• _Task directions_:
Using the listing below, output only the lines from the one that contains "Convert this chart to matplotlib code." through the one that contains "plt.rcParams['font.family'] = ['Liberation", inclusive, exactly as given and without images.

[Items from a data source]
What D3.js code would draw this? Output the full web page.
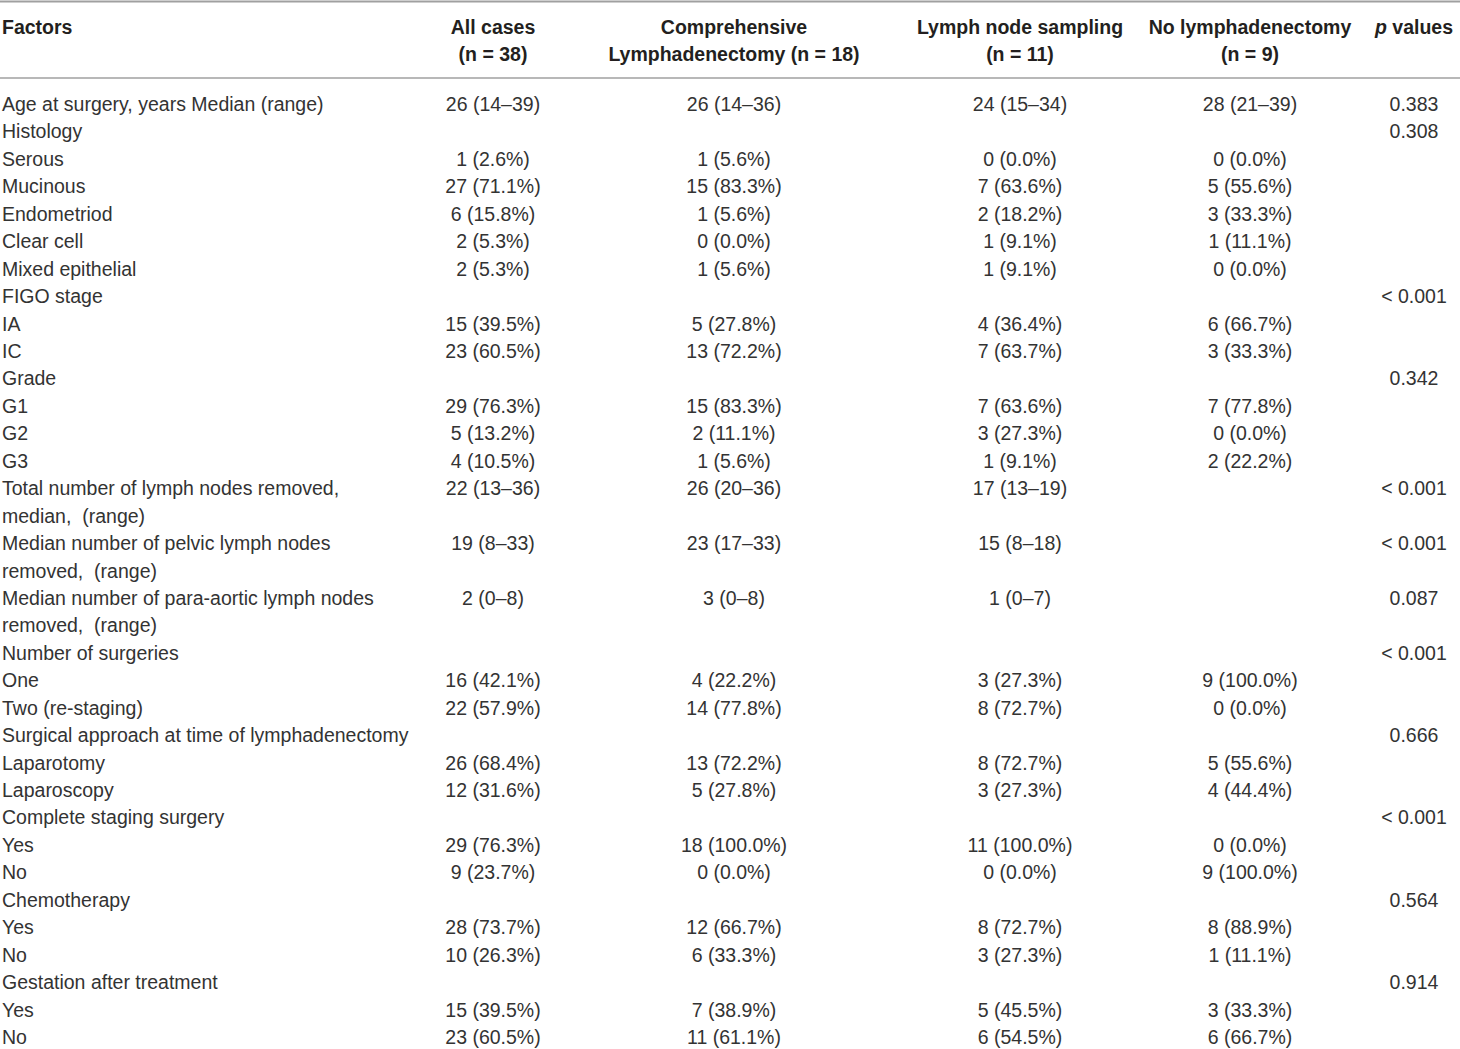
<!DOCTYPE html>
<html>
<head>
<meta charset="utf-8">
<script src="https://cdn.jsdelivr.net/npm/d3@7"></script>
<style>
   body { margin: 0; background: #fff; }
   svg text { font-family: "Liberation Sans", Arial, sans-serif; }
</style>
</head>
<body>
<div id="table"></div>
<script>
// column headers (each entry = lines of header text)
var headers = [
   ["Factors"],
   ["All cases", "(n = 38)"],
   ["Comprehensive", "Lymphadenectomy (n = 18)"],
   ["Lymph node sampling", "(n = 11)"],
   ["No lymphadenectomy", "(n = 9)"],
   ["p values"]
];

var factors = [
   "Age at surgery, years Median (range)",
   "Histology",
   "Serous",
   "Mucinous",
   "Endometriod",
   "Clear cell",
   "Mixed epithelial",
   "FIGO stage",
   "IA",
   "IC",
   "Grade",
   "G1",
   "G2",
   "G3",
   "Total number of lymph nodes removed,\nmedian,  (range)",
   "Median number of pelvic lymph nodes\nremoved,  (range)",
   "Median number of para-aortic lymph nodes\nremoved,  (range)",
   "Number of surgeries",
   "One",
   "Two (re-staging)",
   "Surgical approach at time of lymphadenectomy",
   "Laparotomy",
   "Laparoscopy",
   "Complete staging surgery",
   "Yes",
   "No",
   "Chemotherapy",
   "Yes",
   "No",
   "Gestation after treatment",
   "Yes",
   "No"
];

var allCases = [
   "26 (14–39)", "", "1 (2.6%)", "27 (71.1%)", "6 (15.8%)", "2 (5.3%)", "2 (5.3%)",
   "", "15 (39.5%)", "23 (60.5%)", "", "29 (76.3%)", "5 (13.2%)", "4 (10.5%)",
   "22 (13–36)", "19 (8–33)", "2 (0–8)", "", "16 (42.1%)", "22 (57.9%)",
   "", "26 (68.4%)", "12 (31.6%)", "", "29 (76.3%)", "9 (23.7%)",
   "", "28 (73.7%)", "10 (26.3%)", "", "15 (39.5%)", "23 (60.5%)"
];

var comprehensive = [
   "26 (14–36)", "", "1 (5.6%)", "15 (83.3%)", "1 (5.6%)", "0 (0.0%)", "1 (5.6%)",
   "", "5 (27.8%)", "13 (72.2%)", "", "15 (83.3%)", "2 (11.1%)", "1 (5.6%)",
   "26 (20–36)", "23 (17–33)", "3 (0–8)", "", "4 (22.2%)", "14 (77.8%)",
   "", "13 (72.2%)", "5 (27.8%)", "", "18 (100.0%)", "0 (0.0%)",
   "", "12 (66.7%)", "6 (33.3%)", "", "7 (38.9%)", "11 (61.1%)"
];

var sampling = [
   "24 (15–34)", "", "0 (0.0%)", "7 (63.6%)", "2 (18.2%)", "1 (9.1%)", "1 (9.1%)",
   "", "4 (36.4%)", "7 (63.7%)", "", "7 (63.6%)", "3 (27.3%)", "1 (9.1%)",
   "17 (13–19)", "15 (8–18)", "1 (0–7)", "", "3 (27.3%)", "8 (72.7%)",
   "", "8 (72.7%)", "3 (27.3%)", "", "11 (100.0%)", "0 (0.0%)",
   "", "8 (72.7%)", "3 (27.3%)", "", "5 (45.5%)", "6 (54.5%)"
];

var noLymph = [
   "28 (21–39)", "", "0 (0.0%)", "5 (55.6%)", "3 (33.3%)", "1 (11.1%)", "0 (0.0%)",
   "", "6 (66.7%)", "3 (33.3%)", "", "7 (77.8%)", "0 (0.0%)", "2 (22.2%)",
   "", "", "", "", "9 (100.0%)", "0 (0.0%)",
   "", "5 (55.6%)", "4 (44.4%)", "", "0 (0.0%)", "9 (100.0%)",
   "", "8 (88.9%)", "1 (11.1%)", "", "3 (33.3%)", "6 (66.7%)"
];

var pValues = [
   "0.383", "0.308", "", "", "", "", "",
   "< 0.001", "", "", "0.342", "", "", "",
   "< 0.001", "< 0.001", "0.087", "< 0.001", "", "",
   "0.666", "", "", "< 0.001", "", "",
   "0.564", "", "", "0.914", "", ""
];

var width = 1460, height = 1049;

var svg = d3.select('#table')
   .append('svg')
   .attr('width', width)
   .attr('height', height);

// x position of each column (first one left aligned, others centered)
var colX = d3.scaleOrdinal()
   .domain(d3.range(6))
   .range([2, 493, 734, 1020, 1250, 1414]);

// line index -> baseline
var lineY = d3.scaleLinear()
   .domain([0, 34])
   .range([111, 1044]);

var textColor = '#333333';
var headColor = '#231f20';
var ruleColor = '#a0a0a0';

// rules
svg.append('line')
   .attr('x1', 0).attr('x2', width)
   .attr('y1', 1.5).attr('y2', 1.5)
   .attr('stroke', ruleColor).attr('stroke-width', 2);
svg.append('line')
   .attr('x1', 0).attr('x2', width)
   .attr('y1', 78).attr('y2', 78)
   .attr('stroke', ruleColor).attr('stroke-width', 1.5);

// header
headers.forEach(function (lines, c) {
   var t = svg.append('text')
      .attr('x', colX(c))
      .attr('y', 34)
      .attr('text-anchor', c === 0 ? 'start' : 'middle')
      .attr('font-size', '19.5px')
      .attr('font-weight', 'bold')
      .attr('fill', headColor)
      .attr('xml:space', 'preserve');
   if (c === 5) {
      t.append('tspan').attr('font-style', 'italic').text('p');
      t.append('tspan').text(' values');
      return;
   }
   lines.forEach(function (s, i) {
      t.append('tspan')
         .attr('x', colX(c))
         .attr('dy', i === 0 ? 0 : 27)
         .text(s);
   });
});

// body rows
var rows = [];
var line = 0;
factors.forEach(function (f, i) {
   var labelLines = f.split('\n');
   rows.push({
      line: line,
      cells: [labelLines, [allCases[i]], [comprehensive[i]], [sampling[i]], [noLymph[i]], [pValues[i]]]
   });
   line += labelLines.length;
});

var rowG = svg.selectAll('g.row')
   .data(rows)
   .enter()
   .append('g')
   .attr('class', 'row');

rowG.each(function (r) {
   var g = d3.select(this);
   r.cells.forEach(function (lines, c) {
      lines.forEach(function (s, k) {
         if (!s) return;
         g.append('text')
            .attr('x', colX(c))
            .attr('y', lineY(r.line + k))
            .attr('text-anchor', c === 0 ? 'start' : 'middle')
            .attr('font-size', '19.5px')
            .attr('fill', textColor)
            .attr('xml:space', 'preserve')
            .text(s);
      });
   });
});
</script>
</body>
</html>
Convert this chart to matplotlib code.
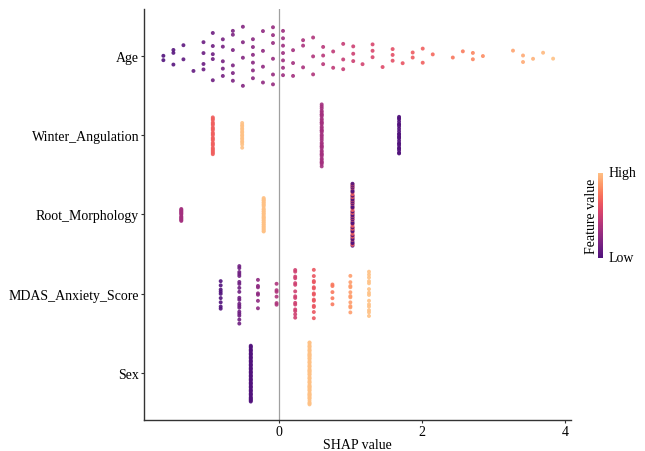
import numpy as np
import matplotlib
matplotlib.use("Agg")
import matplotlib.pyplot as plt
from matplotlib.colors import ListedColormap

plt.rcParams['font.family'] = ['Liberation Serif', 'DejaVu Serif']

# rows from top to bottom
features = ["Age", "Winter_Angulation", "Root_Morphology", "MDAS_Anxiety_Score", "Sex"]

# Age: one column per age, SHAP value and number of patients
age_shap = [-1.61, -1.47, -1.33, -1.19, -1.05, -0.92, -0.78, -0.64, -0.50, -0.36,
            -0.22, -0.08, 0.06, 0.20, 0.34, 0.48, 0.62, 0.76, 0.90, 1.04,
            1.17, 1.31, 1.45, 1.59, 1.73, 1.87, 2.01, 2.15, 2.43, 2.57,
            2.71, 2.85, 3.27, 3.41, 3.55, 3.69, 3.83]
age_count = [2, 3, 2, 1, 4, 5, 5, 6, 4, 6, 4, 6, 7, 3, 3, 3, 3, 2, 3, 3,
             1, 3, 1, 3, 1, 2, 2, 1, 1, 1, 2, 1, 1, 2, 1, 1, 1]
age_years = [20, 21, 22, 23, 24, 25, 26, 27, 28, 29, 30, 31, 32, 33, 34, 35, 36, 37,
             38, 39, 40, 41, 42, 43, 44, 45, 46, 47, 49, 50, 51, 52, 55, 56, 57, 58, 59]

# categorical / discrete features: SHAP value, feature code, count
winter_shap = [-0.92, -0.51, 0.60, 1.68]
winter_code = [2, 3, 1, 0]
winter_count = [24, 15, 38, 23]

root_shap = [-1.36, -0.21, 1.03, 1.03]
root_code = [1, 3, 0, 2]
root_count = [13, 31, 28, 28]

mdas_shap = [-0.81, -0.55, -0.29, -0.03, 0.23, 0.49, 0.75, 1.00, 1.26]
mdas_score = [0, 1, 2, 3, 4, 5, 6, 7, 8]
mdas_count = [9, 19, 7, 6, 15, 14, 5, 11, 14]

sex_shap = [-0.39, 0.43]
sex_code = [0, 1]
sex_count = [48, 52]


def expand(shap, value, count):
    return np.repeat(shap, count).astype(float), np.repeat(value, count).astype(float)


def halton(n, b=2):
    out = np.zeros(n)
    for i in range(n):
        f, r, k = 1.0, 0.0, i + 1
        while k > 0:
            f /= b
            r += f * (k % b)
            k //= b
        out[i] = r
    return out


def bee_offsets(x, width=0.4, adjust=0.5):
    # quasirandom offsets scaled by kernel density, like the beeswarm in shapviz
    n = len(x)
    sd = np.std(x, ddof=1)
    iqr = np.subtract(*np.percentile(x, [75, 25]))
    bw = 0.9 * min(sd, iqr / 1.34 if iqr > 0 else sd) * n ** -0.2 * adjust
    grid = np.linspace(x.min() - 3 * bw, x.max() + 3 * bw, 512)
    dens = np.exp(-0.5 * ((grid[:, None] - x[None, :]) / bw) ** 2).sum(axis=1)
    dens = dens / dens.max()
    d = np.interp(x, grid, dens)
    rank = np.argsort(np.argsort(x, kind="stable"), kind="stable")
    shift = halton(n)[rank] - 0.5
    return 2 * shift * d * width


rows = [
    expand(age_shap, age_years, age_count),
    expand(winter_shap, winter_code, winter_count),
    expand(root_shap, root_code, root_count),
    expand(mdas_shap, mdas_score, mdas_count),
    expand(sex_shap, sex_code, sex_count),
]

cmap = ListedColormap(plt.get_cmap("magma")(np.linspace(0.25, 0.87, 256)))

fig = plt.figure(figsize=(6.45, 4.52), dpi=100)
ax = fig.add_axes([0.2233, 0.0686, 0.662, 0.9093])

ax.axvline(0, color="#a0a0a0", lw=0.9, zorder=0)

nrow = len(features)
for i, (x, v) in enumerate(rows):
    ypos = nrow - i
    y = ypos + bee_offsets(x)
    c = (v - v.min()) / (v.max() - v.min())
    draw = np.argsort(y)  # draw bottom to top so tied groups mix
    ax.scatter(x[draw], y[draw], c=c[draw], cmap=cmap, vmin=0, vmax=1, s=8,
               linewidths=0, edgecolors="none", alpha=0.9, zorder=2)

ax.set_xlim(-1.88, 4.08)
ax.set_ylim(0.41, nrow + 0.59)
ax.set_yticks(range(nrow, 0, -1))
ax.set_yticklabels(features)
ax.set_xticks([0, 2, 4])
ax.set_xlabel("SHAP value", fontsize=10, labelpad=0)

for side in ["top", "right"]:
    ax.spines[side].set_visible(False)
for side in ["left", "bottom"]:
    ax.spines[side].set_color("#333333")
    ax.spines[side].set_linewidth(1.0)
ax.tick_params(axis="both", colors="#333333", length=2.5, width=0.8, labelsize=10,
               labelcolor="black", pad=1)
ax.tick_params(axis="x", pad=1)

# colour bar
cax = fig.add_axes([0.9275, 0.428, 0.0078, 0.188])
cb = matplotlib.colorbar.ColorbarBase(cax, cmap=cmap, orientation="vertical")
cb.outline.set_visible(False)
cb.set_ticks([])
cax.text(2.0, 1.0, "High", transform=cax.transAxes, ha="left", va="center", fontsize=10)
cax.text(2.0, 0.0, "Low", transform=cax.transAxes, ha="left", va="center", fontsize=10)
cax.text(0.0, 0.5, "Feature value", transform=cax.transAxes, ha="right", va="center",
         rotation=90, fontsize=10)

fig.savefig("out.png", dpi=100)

• _Written answer_:
Convert this chart to matplotlib code.
import numpy as np
import matplotlib
matplotlib.use("Agg")
import matplotlib.pyplot as plt
from matplotlib.colors import ListedColormap

plt.rcParams['font.family'] = ['Liberation Serif', 'DejaVu Serif']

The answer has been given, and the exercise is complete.